AMD is demonstrating BGA, where there is no need for multi-layer PCBs. They've basically taken that difficulty out of the equation by having an interposer do it. The interposer can be produced relatively cheaply if it uses older lithography, but it's far easier to make that layering traces inside of fiberglass.
So at this point, I need you to be reasonable. Looking at the picture above how do you connect the GPU to the DRAM? You can argue that a 7+ layer PCB would work, or you can argue that the memory controller has been given free reign to reach for the DRAM chips like an octopus. I'll be blunt, if you can find a way to make 7+ layer PCBs consistently and cheaply I'll give the argument to you. In my experience 3 layers is enough of a nightmare.
AMD isn't insanely stupid. They add cost by making an interposer. They decrease costs (or improve performance) by decreasing necessary silicon on the more expensive GPU die by having interconnect spaghetti throughout the interposer. I don't care about the logic die. Unless you can prove otherwise, my understanding is that it is basically just a secondary controller similar to what we already enmebbed into our current DRAM chips. I haven't seen anything to indicate that isn't the case, but more specifically this article never indicates otherwise. Their exact words are:
"Although the interposer is essential, the truly intriguing innovation in the HBM setup is the stacked memory. Each HBM memory stack consists of five chips: four storage dies above a single logic die that controls them."
I'm even going out on a limb here, and calling out your other statement. Here it is:
LuLz. You didn't wait for my edits.
I have yet to see anywhere that the IMC is on the interposer. It's mentioned that it is passive (ie, not powered), so that idea that memory control is on the interposer doesn't make sense to me personally. It's also cheap, since it's passive, and just a few layers thick. It IS large, though, so could be fairly complex, but that's not how I read what is posted.
Also, HBM2 apparently removes the need for the interposer. PASCAL cards shown already have a rather normal-looking GPU substrate. So any conjecture about the interposer on future products that are reported to use HBM2 is useless. This also plays into the comparison of HBM vs GDDR5X.
....
In your own article, they explain exactly why your assertion that the interposer may not be needed for HBM is crap. Here's the quote:
"Macri explained that the interposer is completely passive; it has no active transistors because it serves only as an electrical interconnect path between the primary logic chip and the DRAM stacks.
The interposer is what makes HBM's closer integration between DRAM and the GPU possible. A traditional organic chip package sits below the interposer, as it does with most any GPU, but that package only has to transfer data for PCI Express, display outputs, and some low-frequency interfaces. All high-speed communication between the GPU and memory happens across the interposer instead."

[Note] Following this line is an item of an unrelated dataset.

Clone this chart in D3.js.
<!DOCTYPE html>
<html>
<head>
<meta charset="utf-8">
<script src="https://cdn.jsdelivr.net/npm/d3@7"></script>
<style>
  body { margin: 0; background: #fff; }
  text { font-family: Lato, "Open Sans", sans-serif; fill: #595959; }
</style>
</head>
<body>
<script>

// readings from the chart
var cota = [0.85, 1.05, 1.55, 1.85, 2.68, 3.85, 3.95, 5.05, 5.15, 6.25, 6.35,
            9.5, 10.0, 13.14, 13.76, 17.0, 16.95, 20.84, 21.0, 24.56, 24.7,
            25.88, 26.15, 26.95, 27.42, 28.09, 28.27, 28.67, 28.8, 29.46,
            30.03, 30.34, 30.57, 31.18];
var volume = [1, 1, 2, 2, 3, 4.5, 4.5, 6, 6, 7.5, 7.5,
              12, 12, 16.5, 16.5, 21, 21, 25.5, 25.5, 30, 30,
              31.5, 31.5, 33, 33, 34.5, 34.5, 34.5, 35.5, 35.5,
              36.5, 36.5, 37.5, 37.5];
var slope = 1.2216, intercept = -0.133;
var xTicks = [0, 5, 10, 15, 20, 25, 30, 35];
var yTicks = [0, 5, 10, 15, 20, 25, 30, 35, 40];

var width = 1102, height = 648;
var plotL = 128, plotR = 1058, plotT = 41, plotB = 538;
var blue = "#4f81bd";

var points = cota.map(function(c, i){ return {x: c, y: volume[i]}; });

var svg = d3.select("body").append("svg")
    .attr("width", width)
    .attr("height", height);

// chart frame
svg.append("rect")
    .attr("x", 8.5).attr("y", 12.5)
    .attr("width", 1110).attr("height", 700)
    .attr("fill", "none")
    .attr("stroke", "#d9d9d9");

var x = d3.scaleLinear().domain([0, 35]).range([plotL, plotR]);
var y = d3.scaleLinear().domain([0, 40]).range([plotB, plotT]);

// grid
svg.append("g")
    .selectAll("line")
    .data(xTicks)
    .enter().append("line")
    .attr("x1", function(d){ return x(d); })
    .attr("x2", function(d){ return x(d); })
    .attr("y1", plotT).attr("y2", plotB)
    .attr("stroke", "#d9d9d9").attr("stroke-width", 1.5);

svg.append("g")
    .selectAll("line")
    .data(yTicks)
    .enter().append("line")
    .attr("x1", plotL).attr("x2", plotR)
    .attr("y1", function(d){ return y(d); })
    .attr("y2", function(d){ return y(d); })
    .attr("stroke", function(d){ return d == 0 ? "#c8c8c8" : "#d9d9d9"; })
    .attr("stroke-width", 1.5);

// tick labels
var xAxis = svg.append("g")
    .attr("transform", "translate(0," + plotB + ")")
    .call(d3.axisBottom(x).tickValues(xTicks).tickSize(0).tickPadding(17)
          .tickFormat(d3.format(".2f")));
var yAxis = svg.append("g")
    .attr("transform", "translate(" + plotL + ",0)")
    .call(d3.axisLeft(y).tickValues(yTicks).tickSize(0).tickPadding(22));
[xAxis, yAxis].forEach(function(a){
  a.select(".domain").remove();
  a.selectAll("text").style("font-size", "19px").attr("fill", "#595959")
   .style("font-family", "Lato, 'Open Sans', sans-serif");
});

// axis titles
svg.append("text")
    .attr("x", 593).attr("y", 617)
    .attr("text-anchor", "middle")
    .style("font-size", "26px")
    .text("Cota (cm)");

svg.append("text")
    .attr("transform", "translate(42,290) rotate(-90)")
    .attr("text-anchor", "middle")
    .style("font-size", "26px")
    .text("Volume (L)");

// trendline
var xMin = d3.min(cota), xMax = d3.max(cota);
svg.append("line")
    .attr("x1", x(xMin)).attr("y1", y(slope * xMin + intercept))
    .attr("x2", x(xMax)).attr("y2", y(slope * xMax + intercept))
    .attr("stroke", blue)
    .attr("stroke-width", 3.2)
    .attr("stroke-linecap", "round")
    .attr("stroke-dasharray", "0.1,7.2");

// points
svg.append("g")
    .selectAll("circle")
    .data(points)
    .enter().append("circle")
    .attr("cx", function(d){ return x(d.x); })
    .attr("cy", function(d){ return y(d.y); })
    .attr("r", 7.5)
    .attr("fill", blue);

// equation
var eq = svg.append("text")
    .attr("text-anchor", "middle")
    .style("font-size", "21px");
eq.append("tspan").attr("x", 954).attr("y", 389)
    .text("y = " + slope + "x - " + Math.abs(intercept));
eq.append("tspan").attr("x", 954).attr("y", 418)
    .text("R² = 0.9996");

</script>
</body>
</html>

I'm just a schmuck, who you can choose to ignore. The problem is that when your expert says the exact opposite, he's no longer an expert somehow? You really should stop arguing here. Your pictures prove my points. Your articles prove the points. It requires a very narrow and difficult to justify perspective in order to claim what you've said. They clearly say that the interposer is offloading high speed communication that used to be on the GPU. They clearly diagram said high speed communication is between the GPU and DRAM. I don't know how else you want to try and justify that the interposer isn't largely an extension of the memory controller.

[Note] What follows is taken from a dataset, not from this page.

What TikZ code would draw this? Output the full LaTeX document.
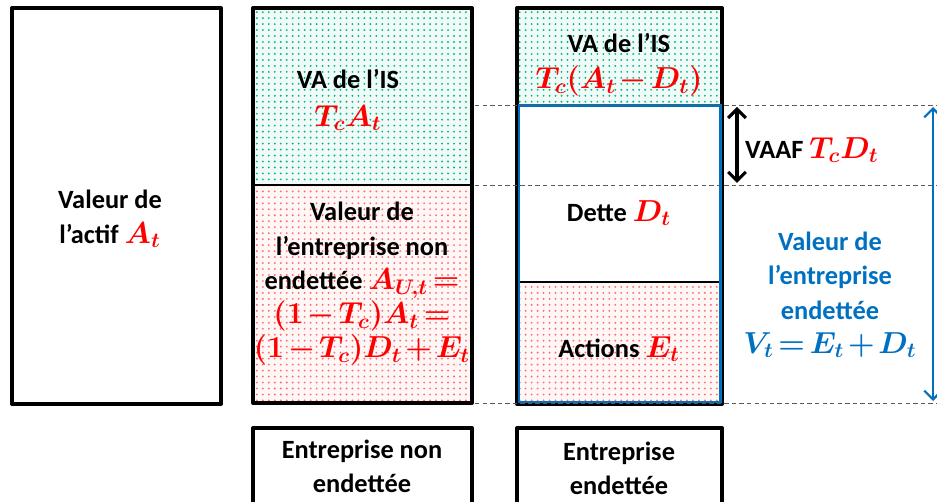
\documentclass[tikz,border=0pt]{standalone}
\usepackage{amsmath}
\usepackage{fontspec}
\setmainfont{Carlito}
\usetikzlibrary{patterns,arrows.meta}

\definecolor{isblue}{HTML}{0070C0}
\definecolor{dotgreen}{HTML}{00B890}
\definecolor{dotred}{HTML}{FF4A4A}
\pgfdeclarepatternformonly{sparsedots}{\pgfqpoint{-1pt}{-1pt}}{\pgfqpoint{1pt}{1pt}}{\pgfqpoint{3.4pt}{3.4pt}}{\pgfpathcircle{\pgfqpoint{0pt}{0pt}}{0.6pt}\pgfusepath{fill}}
\newcommand{\mth}[1]{{\fontsize{16.5}{19.5}\selectfont\color{red}$\medmuskip=2mu\thickmuskip=2.5mu #1$}}

\begin{document}
\begin{tikzpicture}[x=0.02cm, y=-0.02cm,
  txt/.style={font=\fontsize{15}{19.5}\selectfont\bfseries\boldmath, align=center},
  frame/.style={line width=2.3pt, line join=round},
  isfill/.style={fill=dotgreen!6},
  isdots/.style={pattern=sparsedots, pattern color=dotgreen},
  eqfill/.style={fill=dotred!5},
  eqdots/.style={pattern=sparsedots, pattern color=dotred!80},
  guide/.style={dashed, dash pattern=on 2.5pt off 1.8pt, gray!70!black, line width=0.5pt}]
\useasboundingbox (0,0) rectangle (937,502);

% valeur de l'actif
\draw[frame] (12,8) rectangle (221,404);
\node[txt] (actif) at (110,219) {Valeur de\\l’actif \mth{A_t}};

% entreprise non endettee
\fill[isfill] (253,8) rectangle (472,185);
\fill[isdots] (253,8) rectangle (472,185);
\fill[eqfill] (253,185) rectangle (472,403);
\fill[eqdots] (253,185) rectangle (472,403);
\draw[line width=0.6pt] (253,185) -- (472,185);
\draw[frame] (253,8) rectangle (472,403);
\node[txt] (isU) at (348,100) {VA de l’IS\\[2pt]\mth{T_cA_t}};
\node[txt] (valU) at (362,284) {Valeur de\\l’entreprise non\\endettée \mth{A_{U,t}=}\\\mth{(1-T_c)A_t=}\\\mth{(1-T_c)D_t+E_t}};

% entreprise endettee
\fill[isfill] (517,8) rectangle (722,105);
\fill[isdots] (517,8) rectangle (722,105);
\fill[eqfill] (519,282) rectangle (720,402);
\fill[eqdots] (519,282) rectangle (720,402);
\draw[line width=0.6pt] (519,282) -- (720,282);
\draw[frame] (517,8) rectangle (722,404);
\draw[isblue, line width=1.7pt] (519,106) rectangle (720,402);
\node[txt] (isL) at (619,65) {VA de l’IS\\[1pt]\mth{T_c(A_t-D_t)}};
\node[txt] (dette) at (619,213) {Dette \mth{D_t}};
\node[txt] (actions) at (619,349) {Actions \mth{E_t}};

% reperes
\coordinate (gA) at (475,105);
\coordinate (gA') at (937,105);
\coordinate (gB) at (475,185);
\coordinate (gB') at (937,185);
\coordinate (gC) at (475,403);
\coordinate (gC') at (937,403);
\draw[guide] (gA) -- (gA');
\draw[guide] (gB) -- (gB');
\draw[guide] (gC) -- (gC');

\coordinate (vaafTop) at (737,107);
\coordinate (vaafBot) at (737,183);
\draw[line width=1.8pt, {Straight Barb[length=5pt,width=10pt]}-{Straight Barb[length=5pt,width=10pt]}] (vaafTop) -- (vaafBot);
\node[txt, anchor=west] (vaaf) at (739,150) {VAAF \mth{T_cD_t}};

\coordinate (vTop) at (933,107);
\coordinate (vBot) at (933,401);
\draw[isblue, line width=1.3pt, {Straight Barb[length=5pt,width=10pt]}-{Straight Barb[length=5pt,width=10pt]}] (vTop) -- (vBot);
\node[txt, text=isblue] (valL) at (830,295) {Valeur de\\l’entreprise\\endettée\\{\fontsize{16.5}{19.5}\selectfont$\medmuskip=2mu\thickmuskip=2.5mu V_t=E_t+D_t$}};

% legendes
\draw[frame] (253,510) -- (253,428) -- (472,428) -- (472,510);
\node[txt] (nonEnd) at (362,466) {Entreprise non\\endettée};
\draw[frame] (517,510) -- (517,428) -- (722,428) -- (722,510);
\node[txt] (end) at (619,468) {Entreprise\\endettée};
\end{tikzpicture}
\end{document}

In my mind the only argument that remains is that they didn't outright say that the interposer is an extension of the memory controller. The catch is that they can't. The high speed interconnects of the memory controller are in the interposer (they confirmed this), as well as the power feeds and interconnects to the rest of the PCB. As such, it's a device which performs multiple functions of which some are usually on the PCB. If you'd like to understand why that is, let's review exactly how carefully Macri chose the words that were utilized:
"When I asked Macri about this issue, he expressed confidence in AMD's ability to work around this capacity constraint. In fact, he said that current GPUs aren't terribly efficient with their memory capacity simply because GDDR5's architecture required ever-larger memory capacities in order to extract more bandwidth. As a result, AMD "never bothered to put a single engineer on using frame buffer memory better," because memory capacities kept growing. Essentially, that capacity was free, while engineers were not. Macri classified the utilization of memory capacity in current Radeon operation as "exceedingly poor" and said the "amount of data that gets touched sitting in there is embarrassing.""

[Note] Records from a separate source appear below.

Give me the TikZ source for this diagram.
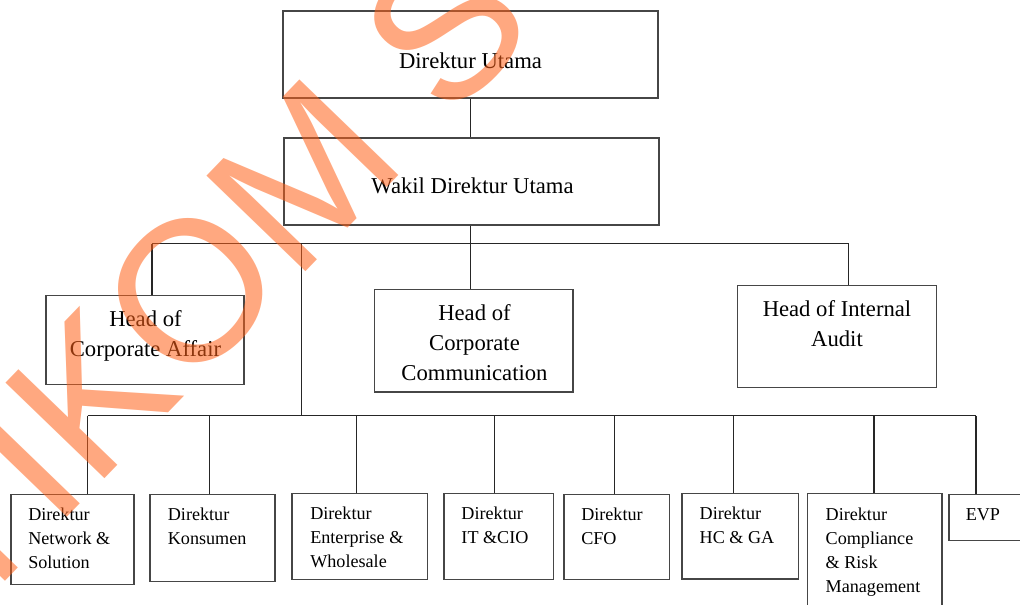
\documentclass[tikz,border=0pt]{standalone}
\usepackage{fontspec}
\setmainfont{Liberation Serif}
\newfontfamily\wmfont{Liberation Sans}
\definecolor{wmorange}{RGB}{255,97,24}
\definecolor{linegray}{RGB}{70,70,70}
\newcommand{\tbl}[2]{\begin{tabular}[t]{@{}#1@{}}#2\end{tabular}}
\begin{document}
\begin{tikzpicture}[x=0.75pt,y=-0.75pt,
  box/.style={draw=linegray, line width=1.1pt, inner sep=0pt, rectangle},
  sized/.style 2 args={minimum width=#1*0.75pt, minimum height=#2*0.75pt},
  link/.style={draw=black!85, line width=0.9pt},
  toptxt/.style={inner sep=0pt, anchor=base, font=\fontsize{17}{22.5}\selectfont},
  bottxt/.style={inner sep=0pt, anchor=base west, font=\fontsize{13.6}{18}\selectfont},
  wm/.style={inner sep=0pt, text=wmorange, text opacity=0.55, font=\wmfont\fontsize{150}{150}\selectfont}]
\useasboundingbox (0,0) rectangle (1020,604);
% boxes
\node[box, sized={375}{87}] (du) at (470.5,54.5) {};
\node[box, sized={375}{87}] (wdu) at (471.5,181.5) {};
\node[box, sized={198}{89}] (hca) at (145,340) {};
\node[box, sized={198.5}{102.5}] (hcc) at (473.75,340.75) {};
\node[box, sized={199}{102}] (hia) at (837,336.5) {};
\node[box, sized={123}{90}] (b1) at (72.5,539.5) {};
\node[box, sized={125}{87}] (b2) at (212.5,538) {};
\node[box, sized={135.5}{86}] (b3) at (359.75,536.5) {};
\node[box, sized={109.5}{86}] (b4) at (498.75,536.5) {};
\node[box, sized={105.5}{85}] (b5) at (616.75,537) {};
\node[box, sized={116.5}{85.5}] (b6) at (740.25,536.25) {};
\node[box, sized={134.5}{126.5}] (b7) at (874.75,556.75) {};
\node[box, sized={91}{46}] (b8) at (994.5,517.5) {};
% texts
\node[toptxt] (tdu) at (470.5,68.3) {Direktur Utama};
\node[toptxt] (twdu) at (472.5,193.5) {Wakil Direktur Utama};
\node[toptxt] (thca) at (145.5,326.7) {\tbl{c}{Head of\\Corporate Affair}};
\node[toptxt] (thcc) at (474.5,320) {\tbl{c}{Head of\\Corporate\\Communication}};
\node[toptxt] (thia) at (837,316.7) {\tbl{c}{Head of Internal\\Audit}};
\node[bottxt] (tb1) at (28,520.7) {\tbl{l}{Direktur\\Network \&\\Solution}};
\node[bottxt] (tb2) at (167.6,520.7) {\tbl{l}{Direktur\\Konsumen}};
\node[bottxt] (tb3) at (310,519.5) {\tbl{l}{Direktur\\Enterprise \&\\Wholesale}};
\node[bottxt] (tb4) at (461.2,519.5) {\tbl{l}{Direktur\\IT \&CIO}};
\node[bottxt] (tb5) at (581,520.7) {\tbl{l}{Direktur\\CFO}};
\node[bottxt] (tb6) at (699.4,519.3) {\tbl{l}{Direktur\\HC \& GA}};
\node[bottxt] (tb7) at (825.4,520) {\tbl{l}{Direktur\\Compliance\\\& Risk\\Management}};
\node[bottxt] (tb8) at (965.5,520.7) {EVP};
% connectors
\coordinate (tL) at (152,243.5);
\coordinate (tM) at (301.3,243.5);
\coordinate (tR) at (848.5,243.5);
\coordinate (bL) at (87.5,415.7);
\coordinate (bR) at (976,415.7);
\coordinate (d2) at (209.7,415.7);
\coordinate (d3) at (356.3,415.7);
\coordinate (d4) at (494.4,415.7);
\coordinate (d5) at (614.3,415.7);
\coordinate (d6) at (733.8,415.7);
\coordinate (d7) at (873.9,415.7);
\draw[link] (du.south) -- (du.south |- wdu.north);
\draw[link] (du.south |- wdu.south) -- (du.south |- hcc.north);
\draw[link] (tL) -- (tR);
\draw[link] (tL) -- (tL |- hca.north);
\draw[link] (tR) -- (tR |- hia.north);
\draw[link] (tM) -- (tM |- bL);
\draw[link] (bL) -- (bR);
\draw[link] (bL) -- (bL |- b1.north);
\draw[link] (d2) -- (d2 |- b2.north);
\draw[link] (d3) -- (d3 |- b3.north);
\draw[link] (d4) -- (d4 |- b4.north);
\draw[link] (d5) -- (d5 |- b5.north);
\draw[link] (d6) -- (d6 |- b6.north);
\draw[link] (d7) -- (d7 |- b7.north);
\draw[link] (bR) -- (bR |- b8.north);
% watermark
\begin{scope}
\clip (0,0) rectangle (1020,604);
\node[wm, rotate=46, anchor=base west] (wmk) at (-123,715) {STIKOM SURABAYA};
\end{scope}
\end{tikzpicture}
\end{document}
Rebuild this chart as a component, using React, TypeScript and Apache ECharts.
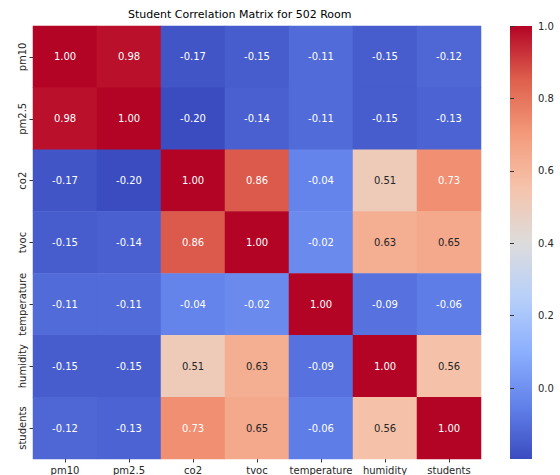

This is why Macri said that 4 GB on Fiji wouldn't be an issue. He said they had "a couple of engineers" on it, and that simply throwing more RAM at the problem was always the solution. What Macri said here is tantamount to "we don't ever optimize," yet he's said it in a way that the interviewer bought as a valid explanation for why they needed to optimize now. Talk about getting punched in the gut, then asking "please sir, may I have another?" Whatever else can be said, Macri is aware that the interposer is vital for memory access. He acquiesces that memory usage has historically been crap.
After all of that, you're still arguing that AMD hasn't chosen to make gains by introducing cheap processes to save on the expensive ones? You can't see where a 65 nm interposer saving them from a couple million dollars in engineering work isn't necessary? I'm sorry, but I just can't put it more simply than that. Heck, Macri himself said that high speed data was the primary purpose of the interposer. If memory access isn't high speed data, when PCI-e was cited as low speed, I haven't the slightest clue what is.